Since a count is reported after it stops, we must be able to report data out of order.
The whole problem with concurrency is that concurrent tasks happen in arbitrary order relative to each other, subject to scheduling. Typically, the units for start and stop would be such that start and stop for a count can never be the same. UnixNano should be fine for this.

  • The units of counter rates count/(stop - start) is in count/time. To properly average these, the count and duration must be independently summed, and the weighted average taken as totalCount/totalDuration.
  • With properly weighted averages, we have a way to start calculating statistical items of interest, such as standard deviation.

Insights

uslpic.jpg

An algorithm to handle this correctly would:

  • Periodically turn each reported span (start, stop, count, load) into a statistical report.
  • We cannot just sort the spans by start, because there are overlaps due to stop; and it is these overlaps that are the whole point of the measurements.
  • So, simply process the spans by inserting into a NEW data structure that inserts the span TWICE, once for start and once for stop, at clock time at.
  • Sort the whole thing by these at.
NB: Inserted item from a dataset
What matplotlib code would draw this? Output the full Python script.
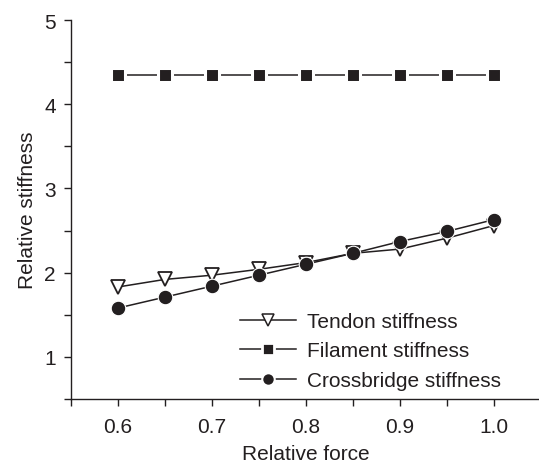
import matplotlib.pyplot as plt
from matplotlib.lines import Line2D
from matplotlib.ticker import MultipleLocator

plt.rcParams['font.family'] = ['Liberation Sans', 'DejaVu Sans']
plt.rcParams['font.size'] = 15

force = [0.60, 0.65, 0.70, 0.75, 0.80, 0.85, 0.90, 0.95, 1.00]
tendon = [1.83, 1.92, 1.97, 2.04, 2.12, 2.23, 2.28, 2.41, 2.56]
filament = [4.35, 4.35, 4.35, 4.35, 4.35, 4.35, 4.35, 4.35, 4.35]
crossbridge = [1.58, 1.71, 1.84, 1.97, 2.10, 2.23, 2.37, 2.49, 2.63]

labels = ['Tendon stiffness', 'Filament stiffness', 'Crossbridge stiffness']
ink = '#231f20'

fig = plt.figure(figsize=(5.39, 4.64), dpi=100)
ax = fig.add_axes([71 / 539, 64 / 464, 470 / 539, 379 / 464])

ax.plot(force, tendon, color=ink, lw=1.1, marker='v', ms=10.5,
        mfc='white', mec=ink, mew=1.3, zorder=3)
ax.plot(force, filament, color=ink, lw=1.1, marker='s', ms=10,
        mfc=ink, mec='white', mew=2.2, zorder=3)
ax.plot(force, crossbridge, color=ink, lw=1.1, marker='o', ms=10.5,
        mfc=ink, mec='white', mew=0.8, zorder=4)

ax.set_xlim(0.55, 1.05)
ax.set_ylim(0.5, 5.0)
ax.xaxis.set_minor_locator(MultipleLocator(0.05))
ax.yaxis.set_minor_locator(MultipleLocator(0.5))
ax.set_xticks([0.6, 0.7, 0.8, 0.9, 1.0])
ax.set_xticklabels(['0.6', '0.7', '0.8', '0.9', '1.0'])
ax.set_yticks([1, 2, 3, 4, 5])

for side in ('top', 'right'):
    ax.spines[side].set_visible(False)
for side in ('left', 'bottom'):
    ax.spines[side].set_color(ink)
    ax.spines[side].set_linewidth(1.0)
ax.tick_params(which='both', direction='out', length=5, width=1.0,
               color=ink, labelcolor=ink)
ax.tick_params(axis='x', pad=8)
ax.tick_params(axis='y', pad=6)

ax.set_xlabel('Relative force', color=ink, labelpad=6)
ax.set_ylabel('Relative stiffness', color=ink, labelpad=5)

handles = [
    Line2D([], [], color=ink, lw=1.1, marker='v', ms=8, mfc='white', mec=ink, mew=1.1),
    Line2D([], [], color=ink, lw=1.1, marker='s', ms=9, mfc=ink, mec='white', mew=2.0),
    Line2D([], [], color=ink, lw=1.1, marker='o', ms=9, mfc=ink, mec='white', mew=1.5),
]
leg = fig.legend(handles, labels, loc='upper left', bbox_to_anchor=(240 / 539, 1 - 313 / 464),
                 frameon=False, borderpad=0, borderaxespad=0, handlelength=2.7,
                 handletextpad=0.5, labelspacing=0.5)
for t in leg.get_texts():
    t.set_color(ink)

fig.savefig('out.png', dpi=100)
The load is accumulated for each at as a running total, with start==at being to add it, and stop==at being to subtract it.
  • Including count is more complex. We are really dealing with a rate rather than the actual count. We want to increment throughput (ie: rate) by counter/(stop-start) when start==at, and decrement when stop==at. Within floating poing errors, the throughput and load should be back to exactly zero after iterating over all reported spans.
  • Note that at will be duplicated. A single at entry that accumulates rate and load should be made to remove duplicated at.

Given this, we have a sequence of (at, throughput, load), where the graph (load, throughput) is what we need to fit to the USL.

This should completely characterize the measured scalability. It tells us how much concurrency (load) was actually handled, with the ratio of load/throughput at any time being how efficiently resources are being used to handle the load.

Solving Parameters

Currently, I am trying to get gradient descent to work. But I have it backed up with random search for now.

gd.png

The fit I currently get from this approach looks very reasonable.

fit.png